Start Task data

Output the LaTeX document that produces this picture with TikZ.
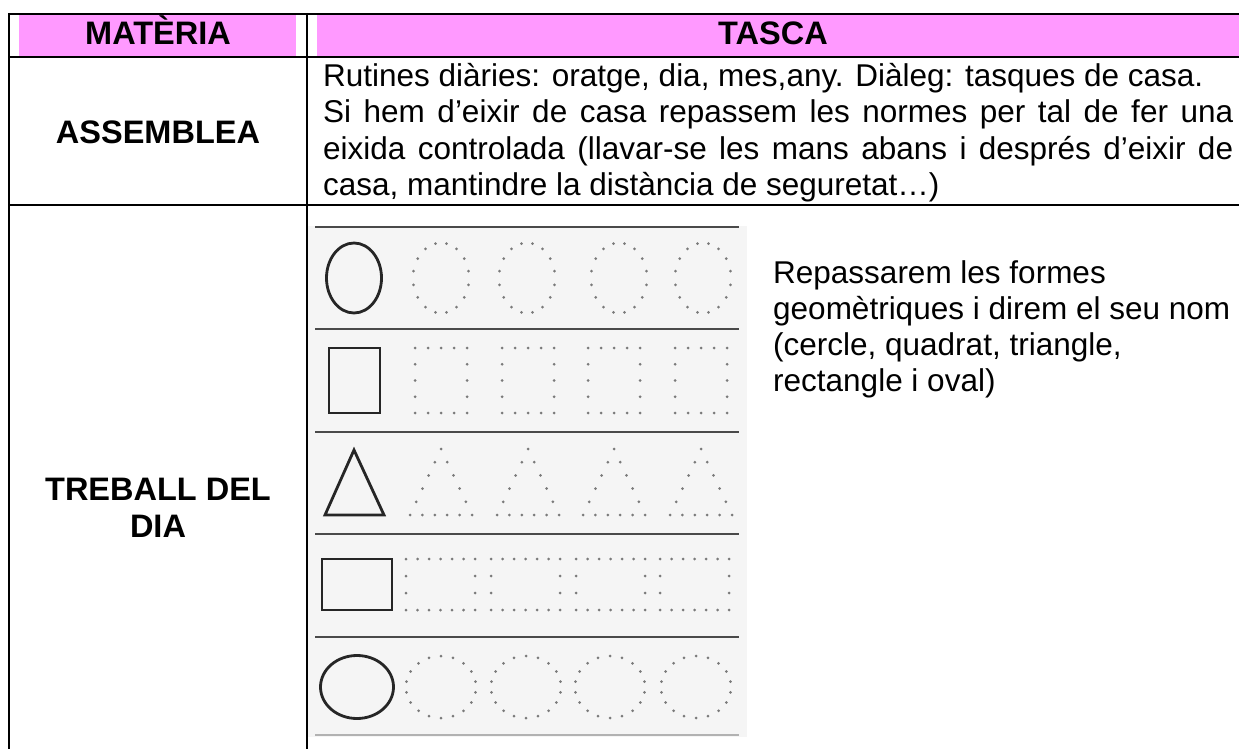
\documentclass[tikz,border=0pt]{standalone}
\usepackage{fontspec}
\setmainfont{Liberation Sans}
\definecolor{hdrpink}{HTML}{FF99FF}
\definecolor{sheetbg}{HTML}{F5F5F5}
\definecolor{sheetline}{HTML}{4A4A4A}
\definecolor{dotc}{HTML}{7A7A7A}
\begin{document}
\begin{tikzpicture}[x=1pt,y=-1pt,
  body/.style={font=\fontsize{31.5}{36}\selectfont, inner sep=0pt},
  head/.style={font=\bfseries\fontsize{32.5}{36}\selectfont, inner sep=0pt},
  rule/.style={line width=2pt, black},
  shline/.style={line width=2.6pt, sheetline},
  solid shape/.style={line width=2.8pt, black!85},
  dotpt/.style={fill=dotc}]
\useasboundingbox (0,0) rectangle (1239,749);
\fill[white] (0,0) rectangle (1239,749);
% header fills
\fill[hdrpink] (19,15) rectangle (296,57);
\fill[hdrpink] (317,15) rectangle (1239,57);
% worksheet background
\fill[sheetbg] (308,226) rectangle (747,737);
% table rules
\draw[rule] (9,14) -- (1239,14);
\draw[rule] (9,57) -- (1239,57);
\draw[rule] (9,205) -- (1239,205);
\draw[rule] (9,13) -- (9,749);
\draw[rule] (307,13) -- (307,749);
% header text
\node[head, anchor=base] (hm) at (158,45) {MATÈRIA};
\node[head, anchor=base] (ht) at (773,45) {TASCA};
% row 1
\node[head, anchor=base] (as) at (158,143) {ASSEMBLEA};
\node[body, anchor=base west] (l1) at (323,87) {Rutines diàries: oratge, dia, mes,any. Diàleg: tasques de casa.};
\node[body, anchor=base west] (l2) at (323,123) {\makebox[910pt][s]{Si hem d’eixir de casa repassem les normes per tal de fer una}};
\node[body, anchor=base west] (l3) at (323,159) {\makebox[910pt][s]{eixida controlada (llavar-se les mans abans i després d’eixir de}};
\node[body, anchor=base west] (l4) at (323,195) {casa, mantindre la distància de seguretat…)};
% row 2 left
\node[head, anchor=base] (tr1) at (158,500) {TREBALL DEL};
\node[head, anchor=base] (tr2) at (158,537) {DIA};
% row 2 right text
\node[body, anchor=base west] (r1) at (773,283) {Repassarem les formes};
\node[body, anchor=base west] (r2) at (773,319) {geomètriques i direm el seu nom};
\node[body, anchor=base west] (r3) at (773,355) {(cercle, quadrat, triangle,};
\node[body, anchor=base west] (r4) at (773,391) {rectangle i oval)};
% worksheet lines
\draw[shline] (315,227) -- (739,227);
\draw[shline] (315,329) -- (739,329);
\draw[shline] (315,432) -- (739,432);
\draw[shline] (315,534) -- (739,534);
\draw[shline] (315,637) -- (739,637);
\draw[line width=2pt, gray!60] (315,735) -- (739,735);
% row 1: ellipses
\draw[solid shape] (354,278) ellipse [x radius=27.5, y radius=35];
\foreach \cx in {441,527,619,703}{
  \foreach \a in {11.25,33.75,...,350}{
    \fill[dotpt] ({\cx+28*cos(\a)},{278+35*sin(\a)}) circle (1.5);
  }
}
% row 2: squares
\draw[solid shape] (329,348) rectangle (380,413);
\foreach \x in {415,502,588,675}{
  \foreach \i in {0,...,4}{
    \fill[dotpt] ({\x+13*\i},348) circle (1.5);
    \fill[dotpt] ({\x+13*\i},413) circle (1.5);
  }
  \foreach \j in {1,2,3}{
    \fill[dotpt] (\x,{348+16.25*\j}) circle (1.5);
    \fill[dotpt] ({\x+52},{348+16.25*\j}) circle (1.5);
  }
}
% row 3: triangles
\draw[solid shape, line join=miter] (354,450) -- (384,515) -- (325,515) -- cycle;
\foreach \ax in {441,528,614,701}{
  \fill[dotpt] (\ax,449) circle (1.5);
  \foreach \k in {1,...,4}{
    \fill[dotpt] ({\ax-31*\k/5},{449+66*\k/5}) circle (1.5);
    \fill[dotpt] ({\ax+31*\k/5},{449+66*\k/5}) circle (1.5);
  }
  \foreach \i in {0,...,5}{
    \fill[dotpt] ({\ax-31+62*\i/5},515) circle (1.5);
  }
}
% row 4: rectangles
\draw[solid shape] (322,559) rectangle (392,610);
\foreach \x in {406,491,576,660}{
  \foreach \i in {0,...,6}{
    \fill[dotpt] ({\x+11.5*\i},559) circle (1.5);
    \fill[dotpt] ({\x+11.5*\i},610) circle (1.5);
  }
  \foreach \y in {576,593}{
    \fill[dotpt] (\x,\y) circle (1.5);
    \fill[dotpt] ({\x+69},\y) circle (1.5);
  }
}
% row 5: ovals
\draw[solid shape] (357,687) ellipse [x radius=36.5, y radius=31.5];
\foreach \cx in {441,526,610,696}{
  \foreach \a in {10,30,...,350}{
    \fill[dotpt] ({\cx+35*cos(\a)},{687+31*sin(\a)}) circle (1.5);
  }
}
\end{tikzpicture}
\end{document}
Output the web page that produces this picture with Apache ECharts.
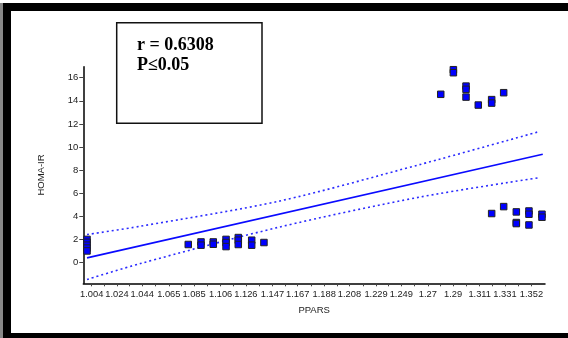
<!DOCTYPE html>
<html><head><meta charset="utf-8">
<script src="https://cdn.jsdelivr.net/npm/echarts@6/dist/echarts.min.js"></script>
<style>
html,body{margin:0;padding:0;background:#fff;}
#fr{position:absolute;left:3px;top:3px;width:565px;height:335px;background:#000;}
#gl{position:absolute;left:0;top:3px;width:3px;height:335px;background:#888;}
#in{position:absolute;left:11px;top:11px;width:557px;height:322px;background:#fff;}
#c{position:absolute;left:0;top:0;width:568px;height:338px;}
</style>
</head><body>
<div id="gl"></div><div id="fr"></div><div id="in"></div>
<div id="c"></div>
<script>
// ---- data ----
const xTickLabels = ['1.004','1.024','1.044','1.065','1.085','1.106','1.126','1.147','1.167','1.188','1.208','1.229','1.249','1.27','1.29','1.311','1.331','1.352'];
const yTickLabels = ['0','2','4','6','8','10','12','14','16'];
const pointsX = [
  1.0003,1.0003,1.0003,1.0003,1.0003,
  1.0804,1.0905,1.0905,1.1002,1.1002,1.1103,1.1103,1.1103,1.12,1.12,1.12,1.1306,1.1306,1.1403,
  1.2802,1.2902,1.2902,1.3002,1.3002,1.3002,1.3099,1.3205,1.3205,1.33,
  1.3205,1.33,1.34,1.34,1.34,1.35,1.35,1.35,1.3603,1.3603
];
const pointsY = [
  2.0,1.75,1.5,1.25,1.0,
  1.56,1.78,1.5,1.78,1.58,2.0,1.73,1.38,2.16,1.93,1.56,1.93,1.5,1.73,
  14.56,16.69,16.43,15.27,14.99,14.32,13.63,14.1,13.8,14.7,
  4.24,4.84,4.38,3.46,3.37,4.46,4.18,3.25,4.18,3.92
];
const fitX = [1.0003, 1.3609];
const fitY = [0.4, 9.37];
const bandX = [1.0003, 1.0425, 1.153, 1.264, 1.357];
const bandUpper = [2.42, 3.14, 5.33, 8.49, 11.3];
const bandLower = [-1.47, -0.09, 3.08, 5.67, 7.32];
const statsLines = ['r = 0.6308', 'P\u22640.05'];
const xName = 'PPARS';
const yName = 'HOMA-IR';

// ---- build ----
const xTickVals = xTickLabels.map(Number);
const xMinor = [];
for (let i = 0; i < xTickVals.length - 1; i++) xMinor.push((xTickVals[i] + xTickVals[i+1]) / 2);
const xAllTicks = xTickVals.concat(xMinor);
const yTickVals = yTickLabels.map(Number);

const zip = (a, b) => a.map((v, i) => [v, b[i]]);

const chart = echarts.init(document.getElementById('c'), null, {renderer: 'canvas'});
chart.setOption({
  animation: false,
  backgroundColor: 'transparent',
  grid: {left: 83.3, right: 23, top: 66.7, bottom: 54.7, containLabel: false},
  xAxis: {
    type: 'value', min: 0.99735, max: 1.3627,
    name: xName, nameLocation: 'middle', nameGap: 22,
    nameTextStyle: {fontFamily: 'Liberation Sans', fontSize: 9.5, color: '#222'},
    axisLine: {show: true, onZero: false, lineStyle: {color: '#000', width: 1.5}},
    axisTick: {show: true, customValues: xAllTicks, length: 3, lineStyle: {color: '#444', width: 1}},
    axisLabel: {
      customValues: xTickVals, margin: 7,
      fontFamily: 'Liberation Sans', fontSize: 9.3, color: '#222',
      formatter: v => { const i = xTickVals.findIndex(t => Math.abs(t - v) < 1e-6); return i >= 0 ? xTickLabels[i] : ''; }
    },
    splitLine: {show: false}
  },
  yAxis: {
    type: 'value', min: -1.8, max: 16.95,
    name: yName, nameLocation: 'middle', nameGap: 37, nameRotate: 90,
    nameTextStyle: {fontFamily: 'Liberation Sans', fontSize: 9.5, color: '#222'},
    axisLine: {show: true, onZero: false, lineStyle: {color: '#000', width: 1.5}},
    axisTick: {show: true, customValues: yTickVals, length: 4, lineStyle: {color: '#444', width: 1}},
    axisLabel: {customValues: yTickVals, margin: 5, fontFamily: 'Liberation Sans', fontSize: 9.5, color: '#222',
      formatter: v => { const i = yTickVals.findIndex(t => Math.abs(t - v) < 1e-6); return i >= 0 ? yTickLabels[i] : ''; }},
    splitLine: {show: false}
  },
  series: [
    {type: 'line', data: zip(bandX, bandUpper), showSymbol: false, smooth: 0.3, z: 3,
     lineStyle: {color: '#2b2bff', width: 1.6, type: [2, 3]}},
    {type: 'line', data: zip(bandX, bandLower), showSymbol: false, smooth: 0.3, z: 3,
     lineStyle: {color: '#2b2bff', width: 1.6, type: [2, 3]}},
    {type: 'line', data: zip(fitX, fitY), showSymbol: false, z: 4,
     lineStyle: {color: '#0a0aff', width: 1.7}},
    {type: 'scatter', data: zip(pointsX, pointsY), symbol: 'rect', symbolSize: 6.5, z: 5,
     itemStyle: {color: '#0000ff', borderColor: '#222', borderWidth: 1, opacity: 1}}
  ],
  graphic: [
    {type: 'rect', shape: {x: 116.7, y: 22.7, width: 145.3, height: 100.6}, z: 10,
     style: {fill: '#fff', stroke: '#111', lineWidth: 1.5}},
    {type: 'text', x: 137, y: 45.5, z: 11,
     style: {text: statsLines[0], font: 'bold 18px "Liberation Serif"', fill: '#000', verticalAlign: 'middle', align: 'left'}},
    {type: 'text', x: 137, y: 65.7, z: 11,
     style: {text: statsLines[1], font: 'bold 18px "Liberation Serif"', fill: '#000', verticalAlign: 'middle', align: 'left'}}
  ]
});
</script>
</body></html>
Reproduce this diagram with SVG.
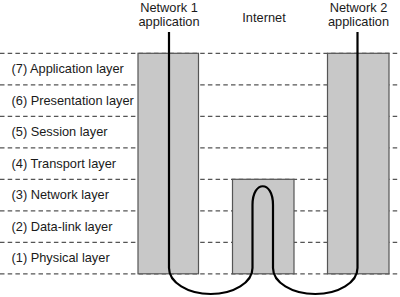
<svg xmlns="http://www.w3.org/2000/svg" width="400" height="297" viewBox="0 0 400 297">
<style>
text{font-family:"Liberation Sans",Arial,sans-serif;font-size:12.8px;fill:#1a1a1a}
.dash{stroke:#555;stroke-width:1.2;stroke-dasharray:4.5 3.2;fill:none}
.box{fill:#c8c8c8;stroke:#555;stroke-width:1.2}
.cable{fill:none;stroke:#000;stroke-width:2.2}
.mid{text-anchor:middle}
</style>
<rect width="400" height="297" fill="#fff"/>
<g id="layer-lines">
<line class="dash" x1="0" y1="53.3" x2="400" y2="53.3"/>
<line class="dash" x1="0" y1="84.8" x2="400" y2="84.8"/>
<line class="dash" x1="0" y1="116.3" x2="400" y2="116.3"/>
<line class="dash" x1="0" y1="147.8" x2="400" y2="147.8"/>
<line class="dash" x1="0" y1="179.3" x2="400" y2="179.3"/>
<line class="dash" x1="0" y1="210.8" x2="400" y2="210.8"/>
<line class="dash" x1="0" y1="242.3" x2="400" y2="242.3"/>
<line class="dash" x1="0" y1="273.8" x2="400" y2="273.8"/>
</g>
<g id="layer-7"><text x="11.5" y="73">(7) Application layer</text></g>
<g id="layer-6"><text x="11.5" y="104.5">(6) Presentation layer</text></g>
<g id="layer-5"><text x="11.5" y="136">(5) Session layer</text></g>
<g id="layer-4"><text x="11.5" y="167.5">(4) Transport layer</text></g>
<g id="layer-3"><text x="11.5" y="199">(3) Network layer</text></g>
<g id="layer-2"><text x="11.5" y="230.5">(2) Data-link layer</text></g>
<g id="layer-1"><text x="11.5" y="262">(1) Physical layer</text></g>
<g id="network1">
<rect class="box" x="138" y="53.3" width="60.5" height="220.5"/>
<text class="mid" x="169" y="11.5">Network 1</text>
<text class="mid" x="169" y="25.5">application</text>
</g>
<g id="internet">
<rect class="box" x="232.5" y="179.3" width="61.5" height="94.5"/>
<text class="mid" x="264" y="21.5">Internet</text>
</g>
<g id="network2">
<rect class="box" x="327.5" y="53.3" width="61.5" height="220.5"/>
<text class="mid" x="358.5" y="11.5">Network 2</text>
<text class="mid" x="358.5" y="25.5">application</text>
</g>
<g id="connectors">
<path class="cable" d="M169,32 V268 A41.75,26 0 0 0 252.5,268 V205 C252.5,180 273,180 273,205 V268 A42.25,26 0 0 0 357.5,268 V32"/>
</g>
</svg>
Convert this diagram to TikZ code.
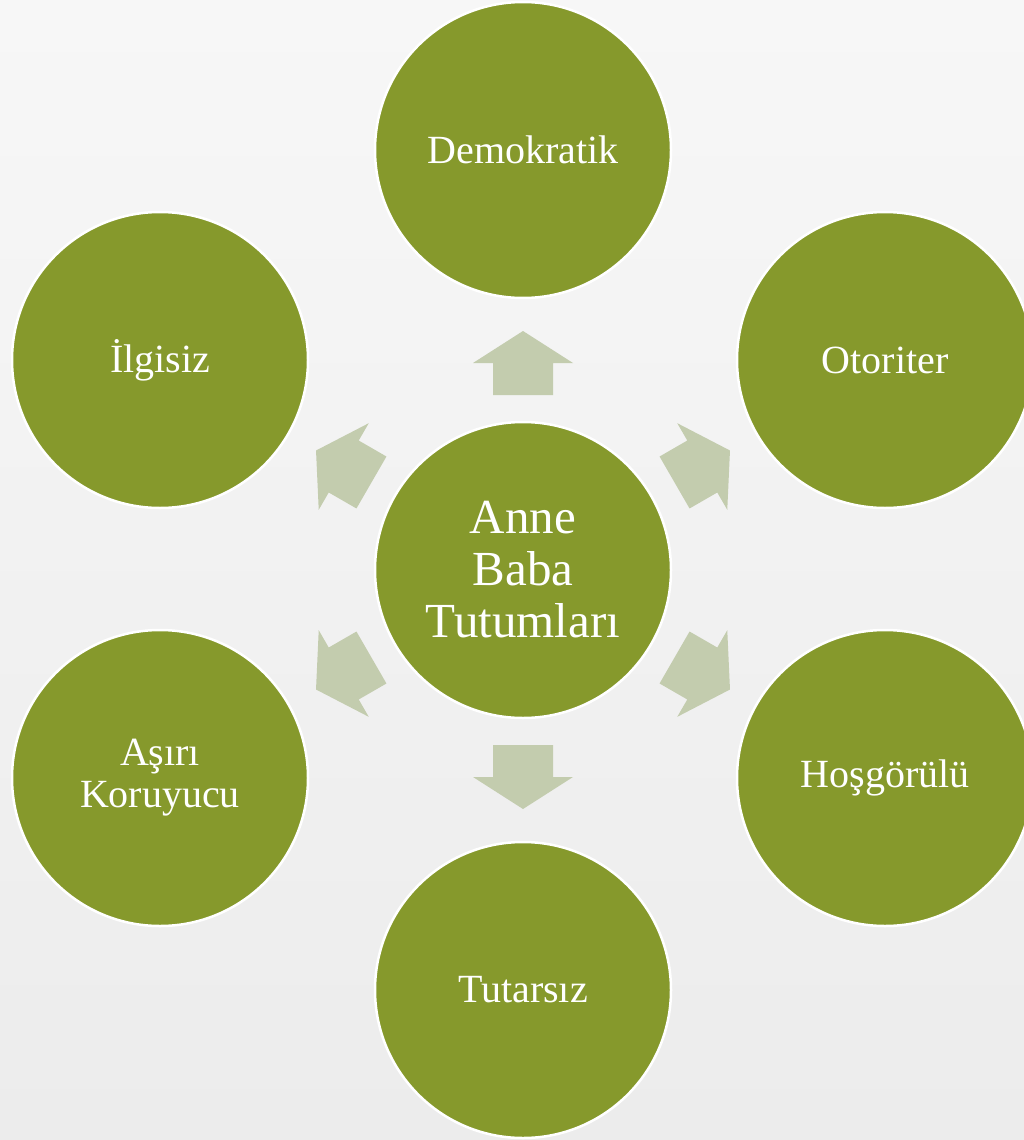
\documentclass[tikz,border=0pt]{standalone}
\usepackage{fontspec}
\setmainfont{Liberation Serif}
\definecolor{leaf}{HTML}{86992C}
\definecolor{sage}{HTML}{C3CCAE}
\definecolor{bgtop}{HTML}{F7F7F7}
\definecolor{bgbot}{HTML}{ECECEC}
\tikzset{
  bubble/.style={circle, fill=leaf, draw=white, line width=2.5pt, minimum size=296pt, inner sep=0pt,
    text=white, align=center, font=\fontsize{40}{42}\selectfont},
  hub/.style={bubble, font=\fontsize{49}{52}\selectfont},
  blockarrow/.style={fill=sage, draw=none}
}
\begin{document}
\begin{tikzpicture}[x=1pt,y=-1pt]
\useasboundingbox (0,0) rectangle (1024,1140);
\clip (0,0) rectangle (1024,1140);
\shade[top color=bgtop, bottom color=bgbot] (0,0) rectangle (1024,1140);
% block arrows
\foreach \ang in {90,30,-30,270,210,150}{
  \begin{scope}[shift={(523,570)}, rotate=\ang]
    \fill[blockarrow] (175,-30) -- (207,-30) -- (207,-50) -- (239,0) -- (207,50) -- (207,30) -- (175,30) -- cycle;
  \end{scope}
}
\node[hub] (hub) at (523,570) {Anne\\Baba\\Tutumları};
\node[bubble] (dem) at (523,150) {Demokratik};
\node[bubble] (oto) at (885,360) {Otoriter};
\node[bubble] (hos) at (885,778) {Hoşgörülü};
\node[bubble] (tut) at (523,990) {Tutarsız};
\node[bubble] (asi) at (160,778) {Aşırı\\Koruyucu};
\node[bubble] (ilg) at (160,360) {İlgisiz};
\end{tikzpicture}
\end{document}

End Task data

## What the task asks
Collect every line from the records above that contains the word "with".

## Output for this task
Output the LaTeX document that produces this picture with TikZ.
Output the web page that produces this picture with Apache ECharts.
Reproduce this diagram with SVG.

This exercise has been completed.